Hi, I'm Jonathon Stewart for About.com Food, and today, it's all about opening and pouring sparkling wine.

Now, everybody knows that when it's time to celebrate, it's time to drink champagne. Weddings, births, New Year's Eve, Friday... But if you're the one who's doing the serving, here are a couple pointers to help you out.

What is Champagne?

First, a pretty common question: Champagne, sparkling wine – what's the big difference?

Well, Champagne, which is actually type of sparkling wine, refers specifically to a region of France and the wine-making process developed there called Méthode Champenoise. As the saying goes, "Champagne isn't Champagne unless it's made in Champagne."

Drink Sparkling Wine in a Flute

Flutes are the glasses in which sparkling wine is best served. They reduce the surface area of the wine, limiting its contact with the air and potential loss of bubbles.

Always hold a flute by its stem, so that your hands don't accidentally warm the wine (assuming it sits in your glass long enough to get warm anyway).

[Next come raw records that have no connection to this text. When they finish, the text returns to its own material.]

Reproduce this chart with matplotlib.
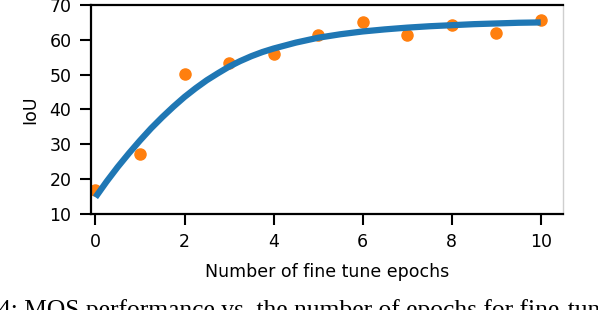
import numpy as np
import matplotlib.pyplot as plt

# измеренные точки (IoU после дообучения)
epochs = [0, 1, 2, 3, 4, 5, 6, 7, 8, 9, 10]
iou = [17.0, 27.1, 50.3, 53.4, 55.9, 61.3, 65.0, 61.5, 64.2, 62.1, 65.8]

# аппроксимирующая кривая
fit_x = [0, 0.25, 0.5, 0.75, 1, 1.25, 1.5, 1.75, 2, 2.25, 2.5, 2.75, 3, 3.25, 3.5, 3.75,
         4, 4.5, 5, 5.5, 6, 6.5, 7, 7.5, 8, 8.5, 9, 9.5, 10]
fit_y = [14.8, 19.3, 23.5, 27.4, 31.1, 34.6, 37.8, 40.8, 43.6, 46.1, 48.4, 50.4, 52.3,
         53.9, 55.3, 56.5, 57.5, 59.2, 60.6, 61.6, 62.4, 63.0, 63.5, 63.9, 64.2, 64.5,
         64.7, 64.9, 65.0]

caption = "4: MOS performance vs. the number of epochs for fine-tun"

fig = plt.figure(figsize=(5.98, 3.10), dpi=100)
ax = fig.add_axes([91 / 598, 96 / 310, 472 / 598, 209 / 310])

ax.plot(epochs, iou, 'o', color='#ff7f0e', markersize=8, zorder=2)
ax.plot(fit_x, fit_y, color='#1f77b4', linewidth=4.5, solid_capstyle='butt',
        solid_joinstyle='round', zorder=3)

ax.set_xlim(-0.1, 10.5)
ax.set_ylim(10, 70)
ax.set_xticks([0, 2, 4, 6, 8, 10])
ax.set_yticks([10, 20, 30, 40, 50, 60, 70])

ax.set_xlabel('Number of fine tune epochs', fontsize=12.5, labelpad=8)
ax.set_ylabel('IoU', fontsize=12.5, labelpad=7)
ax.tick_params(axis='both', labelsize=12.5, length=8, width=1.5, pad=6)

for side in ['left', 'bottom', 'top']:
    ax.spines[side].set_linewidth(1.6)
    ax.spines[side].set_color('black')
ax.spines['right'].set_color('#cfcfcf')
ax.spines['right'].set_linewidth(1.0)

# подпись рисунка, обрезанная нижним краем
fig.text(-0.004, -7 / 310, caption, fontsize=18.4, family='Liberation Serif',
         ha='left', va='baseline')

fig.savefig('out.png', dpi=100)
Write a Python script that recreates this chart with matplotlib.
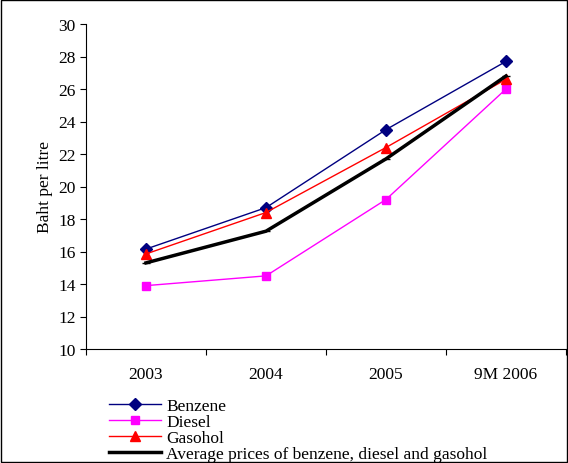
import matplotlib
matplotlib.use('Agg')
from matplotlib import pyplot as plt
from matplotlib.patches import Rectangle

plt.rcParams['font.family'] = ['Liberation Serif', 'DejaVu Serif']

years = ['2003', '2004', '2005', '9M 2006']
benzene = [16.15, 18.7, 23.5, 27.7]
diesel = [13.9, 14.5, 19.2, 26.0]
gasohol = [15.85, 18.4, 22.4, 26.6]
average = [15.3, 17.25, 21.7, 26.8]

fig = plt.figure(figsize=(5.68, 4.64), dpi=100)
ax = fig.add_axes([86 / 568, 1 - 350 / 464, 480 / 568, 325 / 464])
x = range(len(years))
ax.plot(x, benzene, color='#000080', marker='D', markersize=6, lw=1, label='Benzene')
ax.plot(x, diesel, color='#ff00ff', marker='s', markersize=6, lw=1, label='Diesel')
ax.plot(x, gasohol, color='red', marker='^', markersize=7, lw=1, label='Gasohol')
ax.plot(x, average, color='black', lw=2.5, marker='_', markersize=6,
        label='Average prices of benzene, diesel and gasohol')
ax.set_xlim(-0.5, 3.5)
ax.set_ylim(10, 30)
ax.set_yticks(range(10, 31, 2))
ax.set_xticks([-0.5, 0.5, 1.5, 2.5, 3.5])
ax.set_xticklabels([])
ax.set_xticks(list(x), minor=True)
ax.set_xticklabels(years, minor=True)
ax.tick_params(labelsize=12.5, direction='out', length=4)
ax.tick_params(axis='x', which='minor', length=0, pad=12, labelsize=12.5)
ax.spines['top'].set_visible(False)
ax.spines['right'].set_visible(False)
ax.set_ylabel('Baht per litre', fontsize=12.5)
ax.legend(loc='upper left', bbox_to_anchor=(100 / 568, 1 - 390 / 464),
          bbox_transform=fig.transFigure, frameon=False, fontsize=12.5,
          handlelength=3, labelspacing=0.0, borderpad=0, handletextpad=0.3)
fig.patches.append(Rectangle((0.002, 0.002), 0.996, 0.996, transform=fig.transFigure,
                             fill=False, edgecolor='black', lw=1))
fig.savefig('out.png', dpi=100)
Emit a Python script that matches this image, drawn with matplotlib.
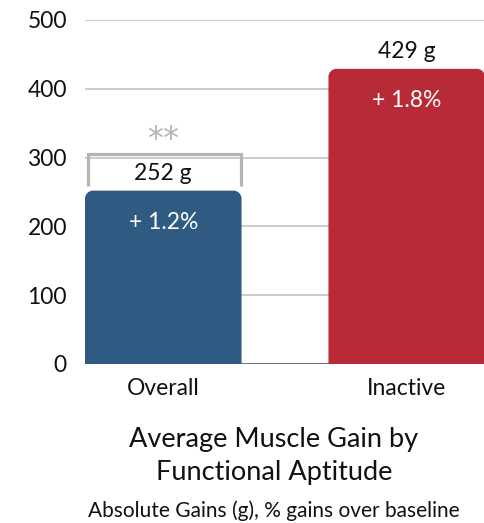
import matplotlib
matplotlib.use("Agg")
import matplotlib.pyplot as plt
from matplotlib.path import Path
from matplotlib.patches import PathPatch

# Data
categories = ["Overall", "Inactive"]
gains_g = [252, 429]
pct_labels = ["+ 1.2%", "+ 1.8%"]
bar_colors = ["#2f5b82", "#b82a36"]
yticks = [0, 100, 200, 300, 400, 500]
sig_label = "**"
bracket_span = (-0.31, 0.32)
bracket_y = (258, 305)

title_lines = ["Average Muscle Gain by", "Functional Aptitude"]
subtitle = "Absolute Gains (g), % gains over baseline"

plt.rcParams['font.family'] = ['Lato', 'DejaVu Sans']

W, H = 485, 523
fig = plt.figure(figsize=(W / 100, H / 100), dpi=100)
ax = fig.add_axes([85 / W, 159 / H, 400 / W, 344 / H])

bar_w = 0.643
ax.set_xlim(-bar_w / 2, len(categories) - 1 + bar_w / 2)
ax.set_ylim(0, 500)


def rounded_bar(ax, x, h, w, color, r_px=8):
    t = ax.transData
    sx = t.transform((1, 0))[0] - t.transform((0, 0))[0]
    sy = t.transform((0, 1))[1] - t.transform((0, 0))[1]
    rx, ry = r_px / sx, r_px / sy
    k = 0.5523
    x0, x1 = x - w / 2, x + w / 2
    verts = [(x0, 0), (x0, h - ry),
             (x0, h - ry + k * ry), (x0 + rx - k * rx, h), (x0 + rx, h),
             (x1 - rx, h),
             (x1 - rx + k * rx, h), (x1, h - ry + k * ry), (x1, h - ry),
             (x1, 0), (x0, 0)]
    codes = [Path.MOVETO, Path.LINETO,
             Path.CURVE4, Path.CURVE4, Path.CURVE4,
             Path.LINETO,
             Path.CURVE4, Path.CURVE4, Path.CURVE4,
             Path.LINETO, Path.CLOSEPOLY]
    ax.add_patch(PathPatch(Path(verts, codes), facecolor=color,
                           edgecolor="none", zorder=3))


# grid
for y in yticks[1:]:
    ax.axhline(y, color="#c4c4c4", lw=1.2, zorder=1)
ax.axhline(0, color="#666666", lw=1.3, zorder=2)

for i, (v, c) in enumerate(zip(gains_g, bar_colors)):
    rounded_bar(ax, i, v, bar_w, c)
    ax.annotate(f"{v} g", (i, v), xytext=(0, 8), textcoords="offset points",
                ha="center", va="baseline", fontsize=16.5, color="#111111",
                zorder=5)
    ax.annotate(pct_labels[i], (i, v), xytext=(0, -27.5), textcoords="offset points",
                ha="center", va="baseline", fontsize=16.5, color="white",
                zorder=5)

# significance bracket
bx0, bx1 = bracket_span
by0, by1 = bracket_y
ax.plot([bx0, bx0, bx1, bx1], [by0, by1, by1, by0], color="#b5b5b5",
        lw=2.3, solid_joinstyle="miter", solid_capstyle="butt", zorder=4)
ax.text((bx0 + bx1) / 2 - 0.005, 326, sig_label, ha="center", va="center",
        fontsize=23, color="#b5b5b5", family="DejaVu Sans", zorder=5)

ax.set_xticks(range(len(categories)))
ax.set_xticklabels(categories)
ax.set_yticks(yticks)
ax.tick_params(axis="y", length=0, pad=13, labelsize=16.5, labelcolor="#111111")
ax.tick_params(axis="x", length=0, pad=10, labelsize=16.5, labelcolor="#111111")
for s in ax.spines.values():
    s.set_visible(False)

cx = 274 / W
fig.text(cx, 1 - 447 / H, title_lines[0], ha="center", va="baseline",
         fontsize=19.5, color="#111111")
fig.text(cx, 1 - 480 / H, title_lines[1], ha="center", va="baseline",
         fontsize=19.5, color="#111111")
fig.text(cx, 1 - 517 / H, subtitle, ha="center", va="baseline",
         fontsize=15, color="#111111")

fig.savefig("out.png", dpi=100)
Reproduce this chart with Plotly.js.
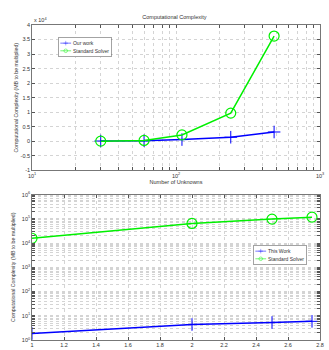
<!DOCTYPE html>
<html><head><meta charset="utf-8">
<script src="https://cdn.plot.ly/plotly-3.0.1.min.js"></script>
<style>html,body{margin:0;padding:0;background:#fff}#c{width:329px;height:350px}</style>
</head><body><div id="c"></div>
<script>
// Top chart data (values in units, axis shows x10^4)
const topUnknowns = [30, 60, 110, 240, 480];
const topOurWork = [100, 200, 600, 1400, 3200];
const topStandard = [50, 300, 2200, 9700, 36200];
const topYTickVals = [-10000, -5000, 0, 5000, 10000, 15000, 20000, 25000, 30000, 35000, 40000];
const topYTickText = ["-1", "-0.5", "0", "0.5", "1", "1.5", "2", "2.5", "3", "3.5", "4"];
const topXTickVals = [10, 20, 30, 40, 50, 60, 70, 80, 90, 100, 200, 300, 400, 500, 600, 700, 800, 900, 1000];
const topXTickText = ["10<sup>1</sup>", "", "", "", "", "", "", "", "", "10<sup>2</sup>", "", "", "", "", "", "", "", "", "10<sup>3</sup>"];

// Bottom chart data
const botX = [1, 2, 2.5, 2.75];
const botThisWork = [1.86, 4.37, 5.25, 5.89];
const botStandard = [15800, 64600, 97700, 117500];
const botYDecades = [1, 10, 100, 1000, 10000, 100000, 1000000];
const botYDecadeText = ["10<sup>0</sup>", "10<sup>1</sup>", "10<sup>2</sup>", "10<sup>3</sup>", "10<sup>4</sup>", "10<sup>5</sup>", "10<sup>6</sup>"];
const botYMinorMultipliers = [2, 3, 4, 5, 6, 7, 8, 9];
const botXTickVals = [1, 1.2, 1.4, 1.6, 1.8, 2, 2.2, 2.4, 2.6, 2.8];

// build tick arrays for the log axis (grid positions, not data)
const botYTickVals = [], botYTickText = [];
botYDecades.forEach((d, i) => {
  botYTickVals.push(d); botYTickText.push(botYDecadeText[i]);
  if (i < botYDecades.length - 1) botYMinorMultipliers.forEach(m => { botYTickVals.push(d * m); botYTickText.push(""); });
});

const blue = '#0000ff', green = '#00f000';
const tf = {family: 'Liberation Sans, Arial', size: 5.5, color: '#333'};
const gridc = '#d4d4d4';

const traces = [
  {x: topUnknowns, y: topOurWork, xaxis: 'x', yaxis: 'y', name: 'Our work', mode: 'lines+markers',
   line: {color: blue, width: 1.5}, marker: {symbol: 'cross-thin-open', size: 9, color: blue, line: {color: blue, width: 1}}, legend: 'legend'},
  {x: topUnknowns, y: topStandard, xaxis: 'x', yaxis: 'y', name: 'Standard Solver', mode: 'lines+markers',
   line: {color: green, width: 1.5}, marker: {symbol: 'circle-open', size: 10, color: green, line: {color: green, width: 1.2}}, legend: 'legend'},
  {x: botX, y: botThisWork, xaxis: 'x2', yaxis: 'y2', name: 'This Work', mode: 'lines+markers',
   line: {color: blue, width: 1.5}, marker: {symbol: 'cross-thin-open', size: 9, color: blue, line: {color: blue, width: 1}}, legend: 'legend2'},
  {x: botX, y: botStandard, xaxis: 'x2', yaxis: 'y2', name: 'Standard Solver', mode: 'lines+markers',
   line: {color: green, width: 1.5}, marker: {symbol: 'circle-open', size: 10, color: green, line: {color: green, width: 1.2}}, legend: 'legend2'}
];

const axBase = {showline: true, mirror: 'ticks', linecolor: '#555', linewidth: 0.8, ticks: 'inside', ticklen: 3, tickcolor: '#555',
  tickfont: tf, showgrid: true, gridcolor: gridc, griddash: 'dot', gridwidth: 1, zeroline: false, automargin: false};

const legendFont = {family: 'Liberation Sans, Arial', size: 14, color: '#333'};

const layout = {
  width: 329, height: 350,
  margin: {l: 32, r: 9, t: 25, b: 10, autoexpand: false},
  paper_bgcolor: '#fff', plot_bgcolor: '#fff',
  font: {family: 'Liberation Sans, Arial', size: 6, color: '#333'},
  showlegend: true,
  title: {text: 'Computational Complexity', font: {size: 5.5, color: '#333'}, x: 0.53, xanchor: 'center', y: 0.945, yanchor: 'bottom'},
  xaxis: Object.assign({}, axBase, {type: 'log', range: [1, 3], domain: [0, 1], anchor: 'y',
    tickvals: topXTickVals, ticktext: topXTickText,
    title: {text: 'Number of Unknowns', font: {size: 5.5, color: '#333'}, standoff: 1}}),
  yaxis: Object.assign({}, axBase, {range: [-10000, 40000], domain: [0.5385, 1], anchor: 'x',
    tickvals: topYTickVals, ticktext: topYTickText,
    title: {text: 'Computational Complexity (MB to be multiplied)', font: {size: 5.2, color: '#333'}, standoff: 1}}),
  xaxis2: Object.assign({}, axBase, {range: [1, 2.8], domain: [0, 1], anchor: 'y2',
    tickvals: botXTickVals}),
  yaxis2: Object.assign({}, axBase, {type: 'log', range: [0, 6], domain: [0, 0.4615], anchor: 'x2',
    tickvals: botYTickVals, ticktext: botYTickText,
    title: {text: 'Computational Complexity (MB to be multiplied)', font: {size: 5.2, color: '#333'}, standoff: 5}}),
  legend: {x: 0.09, y: 0.91, xanchor: 'left', yanchor: 'top', bgcolor: '#fff', bordercolor: '#555', borderwidth: 1.5,
    font: legendFont, itemwidth: 30, tracegroupgap: 0},
  legend2: {x: 0.77, y: 0.305, xanchor: 'left', yanchor: 'top', bgcolor: '#fff', bordercolor: '#555', borderwidth: 1.5,
    font: legendFont, itemwidth: 30, tracegroupgap: 0},
  annotations: [
    {text: 'x 10<sup>4</sup>', xref: 'paper', yref: 'paper', x: 0.0, y: 1.0, xanchor: 'left', yanchor: 'bottom', showarrow: false, font: {size: 5.5, color: '#333'}}
  ]
};

Plotly.newPlot('c', traces, layout, {displayModeBar: false, staticPlot: true}).then(() => {
  const place = {legend: [58, 37], legend2: [253, 245]};
  Object.keys(place).forEach(k => {
    const g = document.querySelector('g.' + k);
    if (g) g.setAttribute('transform', 'translate(' + place[k][0] + ',' + place[k][1] + ') scale(0.36)');
  });
});
</script>
</body></html>
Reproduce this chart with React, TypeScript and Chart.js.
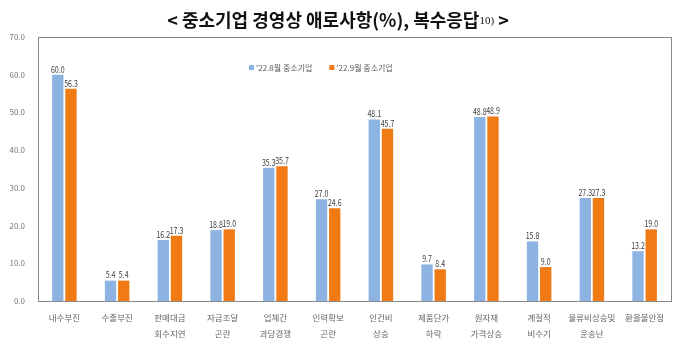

Open Sparkling Wine and Champagne

Probably the biggest misconception about sparkling wine and Champagne, other than the name confusion, is with regard to how it's opened.

Now, while shaking up bottles, popping corks off into the night, and spilling bubbly all over the bow of your yacht may seem like fun on TV, there's just one problem - it's a waste of good wine!

Chill the Sparkling Wine or Champagne

Start by making sure your sparkling wine is chilled to the right temperature by either putting it in the fridge for at least an hour and a half, or chilling it in a bucket with ice for about 30 minutes. Never put your wine in the freezer.

Remove the Cage From the Bottle

It might be a good idea to have a towel on hand if you're a newbie to opening sparkling wine. Make sure your glasses are out and ready for action, and we're all set to go.

Remove the foil from the cork so that the wire housing called the "cage" is entirely foil-free. Flip up the wire ring of the cage, and turn it exactly six half-turns counter-clockwise, which should free the cage from the neck of the bottle.

Cover the Cork With a Towel

Some people will actually tell you to remove the cage at this point, but it's actually much easier to control the cork (which is the goal) by leaving it on.

It's also not a bad idea to cover the cork with a towel at this stage, but if you open your bottle successfully, you won't even need one.

Ease the Cork Out of the Bottle

With your thumb still guarding the top of the cork, turn the neck to a 45 degree angle and hold the bottle at the base. Now, while firmly holding the caged cork in one hand, slowly twist the bottle from its base. Do not twist the cork.

Take your time with this. The goal is to ease the cork out slowly, without a pop, which connoisseurs consider gauche, and is also less likely to break a window across the room.

Continue slowly twisting the base in half turns until the cork is fully released from the neck of the bottle. You might hear a small "whoosh" on the final twist, and then you're ready to pour!

Pour the Sparkling Wine or Champagne

Aim to fill the first flute about halfway full so the bubbles don't overflow. Try as much as possible to pour down the side of the glass, which will result in a smaller head.

At the top of the pour, give a little turn of the wrist and you'll avoid spilling even one drop of the good stuff. All that's left is to sip and enjoy.